2. Mohamadou Eldridge a retranscrit ces textes du fonds Vieillard, qui portent sur les cycles épiques du Maasina, du Kunaari, du Jelgooji et du Toroodi.
3. Le résumé de Vieillard dû à un autre griot relatait l'épisode du taon, celui du serpent, celui de la rébellion et de la guerre contre Da Monzon, la mort de Silaamaka par la flèche empoisonnée, la plainte de Poulorou.
4. « Monzon et le roi de Koré », Présence africaine, 1966, 58 ; et « Da Monzon et Karta Tièma », Abbia, Yaoundé, 1967, 14-15.

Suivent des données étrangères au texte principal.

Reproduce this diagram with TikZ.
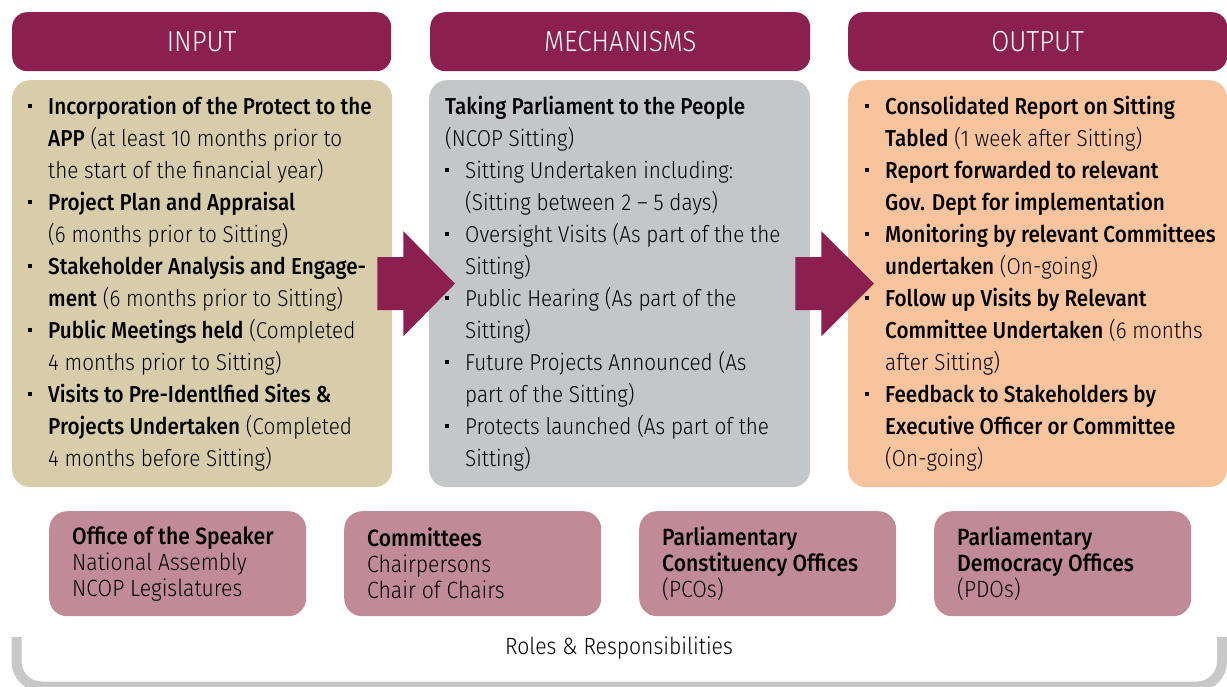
\documentclass[tikz,border=0pt]{standalone}
\usepackage{fontspec}
\setmainfont{Fira Sans Light}[FakeStretch=0.9, BoldFont={Fira Sans Medium}]
\usetikzlibrary{calc}

\definecolor{maroon}{RGB}{139,31,79}
\definecolor{inputfill}{RGB}{216,205,170}
\definecolor{mechfill}{RGB}{195,199,202}
\definecolor{outputfill}{RGB}{248,196,157}
\definecolor{rolefill}{RGB}{193,138,151}
\definecolor{bracketgrey}{RGB}{200,200,200}

% bullet and hanging indent for the lists
\newcommand{\bul}{\makebox[20pt][l]{\rule[6pt]{4pt}{4pt}}}
\newcommand{\ind}{\hspace*{20pt}}

% fat arrow from one panel into the next
\newcommand{\blockarrow}[2]{%
  \fill[maroon] ($(#1.east)+(-15,-26.5)$) -- ++(26,0) -- ++(0,-26)
    -- ($(#2.west)+(26,0)$) -- ($(#1.east)+(11,52.5)$) -- ++(0,-26)
    -- ++(-26,0) -- cycle;}

\begin{document}
\begin{tikzpicture}[x=1pt, y=-1pt,
    header/.style={fill=maroon, rounded corners=15pt, minimum height=59pt,
      text=white, inner sep=0, anchor=north west, font=\fontsize{29}{32}\selectfont},
    panel/.style={rounded corners=18pt, minimum height=407pt, inner sep=0, anchor=north west},
    itemtext/.style={anchor=north west, align=left, inner sep=0,
      font=\fontsize{23}{32}\selectfont},
    rolebox/.style={fill=rolefill, rounded corners=18pt, minimum width=257pt,
      minimum height=105pt, text width=211pt, inner xsep=23pt, inner ysep=0,
      align=flush left, anchor=north west, font=\fontsize{23.5}{26}\selectfont}]
  \useasboundingbox (0,0) rectangle (1227,686);

  % column headers
  \node[header, minimum width=379pt] (inhead) at (12,12) {INPUT};
  \node[header, minimum width=380pt] (mechhead) at (430,12) {MECHANISMS};
  \node[header, minimum width=379pt] (outhead) at (848,12) {OUTPUT};

  % column panels
  \node[panel, fill=inputfill, minimum width=380pt] (inpanel) at (12,80) {};
  \node[panel, fill=mechfill, minimum width=381pt] (mechpanel) at (429,80) {};
  \node[panel, fill=outputfill, minimum width=379pt] (outpanel) at (848,80) {};

  \blockarrow{inpanel}{mechpanel}
  \blockarrow{mechpanel}{outpanel}

  \node[itemtext] (intext) at ($(inpanel.north west)+(16,11.6)$) {%
    \strut\bul\textbf{Incorporation of the Protect to the}\\
    \ind\textbf{APP} (at least 10 months prior to\\
    \ind the start of the financial year)\\
    \bul\textbf{Project Plan and Appraisal}\\
    \ind(6 months prior to Sitting)\\
    \bul\textbf{Stakeholder Analysis and Engage-}\\
    \ind\textbf{ment} (6 months prior to Sitting)\\
    \bul\textbf{Public Meetings held} (Completed\\
    \ind 4 months prior to Sitting)\\
    \bul\textbf{Visits to Pre-Identlfied Sites \&}\\
    \ind\textbf{Projects Undertaken} (Completed\\
    \ind 4 months before Sitting)};

  \node[itemtext] (mechtext) at ($(mechpanel.north west)+(16,11.6)$) {%
    \strut\textbf{Taking Parliament to the People}\\
    (NCOP Sitting)\\
    \bul Sitting Undertaken including:\\
    \ind(Sitting between 2 -- 5 days)\\
    \bul Oversight Visits (As part of the the\\
    \ind Sitting)\\
    \bul Public Hearing (As part of the\\
    \ind Sitting)\\
    \bul Future Projects Announced (As\\
    \ind part of the Sitting)\\
    \bul Protects launched (As part of the\\
    \ind Sitting)};

  \node[itemtext] (outtext) at ($(outpanel.north west)+(17,11.6)$) {%
    \strut\bul\textbf{Consolidated Report on Sitting}\\
    \ind\textbf{Tabled} (1 week after Sitting)\\
    \bul\textbf{Report forwarded to relevant}\\
    \ind\textbf{Gov. Dept for implementation}\\
    \bul\textbf{Monitoring by relevant Committees}\\
    \ind\textbf{undertaken} (On-going)\\
    \bul\textbf{Follow up Visits by Relevant}\\
    \ind\textbf{Committee Undertaken} (6 months\\
    \ind after Sitting)\\
    \bul\textbf{Feedback to Stakeholders by}\\
    \ind\textbf{Executive Officer or Committee}\\
    \ind(On-going)};

  % roles
  \node[rolebox] (speaker) at (49,511) {\textbf{Office of the Speaker}\\National Assembly\\NCOP Legislatures};
  \node[rolebox] (committees) at (344,511) {\textbf{Committees}\\Chairpersons\\Chair of Chairs};
  \node[rolebox] (pco) at (639,511) {\textbf{Parliamentary}\\\textbf{Constituency Offices}\\(PCOs)};
  \node[rolebox] (pdo) at (934,511) {\textbf{Parliamentary}\\\textbf{Democracy Offices}\\(PDOs)};

  \draw[bracketgrey, line width=10pt, rounded corners=25pt]
    (16.5,637) -- (16.5,686.5) -- (1222,686.5) -- (1222,637);
  \node[font=\fontsize{23.5}{26}\selectfont] (roles) at (619,648) {Roles \& Responsibilities};
\end{tikzpicture}
\end{document}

5. Selon la théorie de Djibril Tamsir Niane, tout grand empire du Soudan était pratiquement obligé d'étendre ses frontières jusqu'à y inclure les mines de sel de la région de Tombouctou et les régions aurifères du Bouré et du Boundou, d'où il tirait ses principales ressources, limites précisées par Gaoussou Diarra, aîné des descendants vivants des rois de Ségou et détenteur des traditions de la famille.
6. Amadou Hampâté Bâ et J. Dajet, L'empire peul du Maasina (1815-1853), Paris, Mouton, 1962 ; cf. pp. 103 sq.
7. Selon les dires de Gaoussou Diarra, actuel descendant légitime de la famille; les griots, dans leurs récits, arrondissent ce chiffre à quarante, sans doute par goût de la symétrie avec le règne de Monzon.
8. Il y a cependant encore aujourd'hui, dans l'Ouest africain, des îlots Fulɓe qui restent animistes, comme les Fulɓe de Yé dans le cercle de Tougan, Haute-Volta. Pour les structures sociales de la société pullo, cf. l'article d'Hampaté Bâ, Abbia, 14-15 ; et Hampaté Bâ et G. Dieterlen, Koumen : Texte initiatique des pasteurs peuls, Paris, Mouton, 1967, introduction.
9. Jitigi ni mantigi, titre du roi.
10. Et suivant le même réflexe psychologique.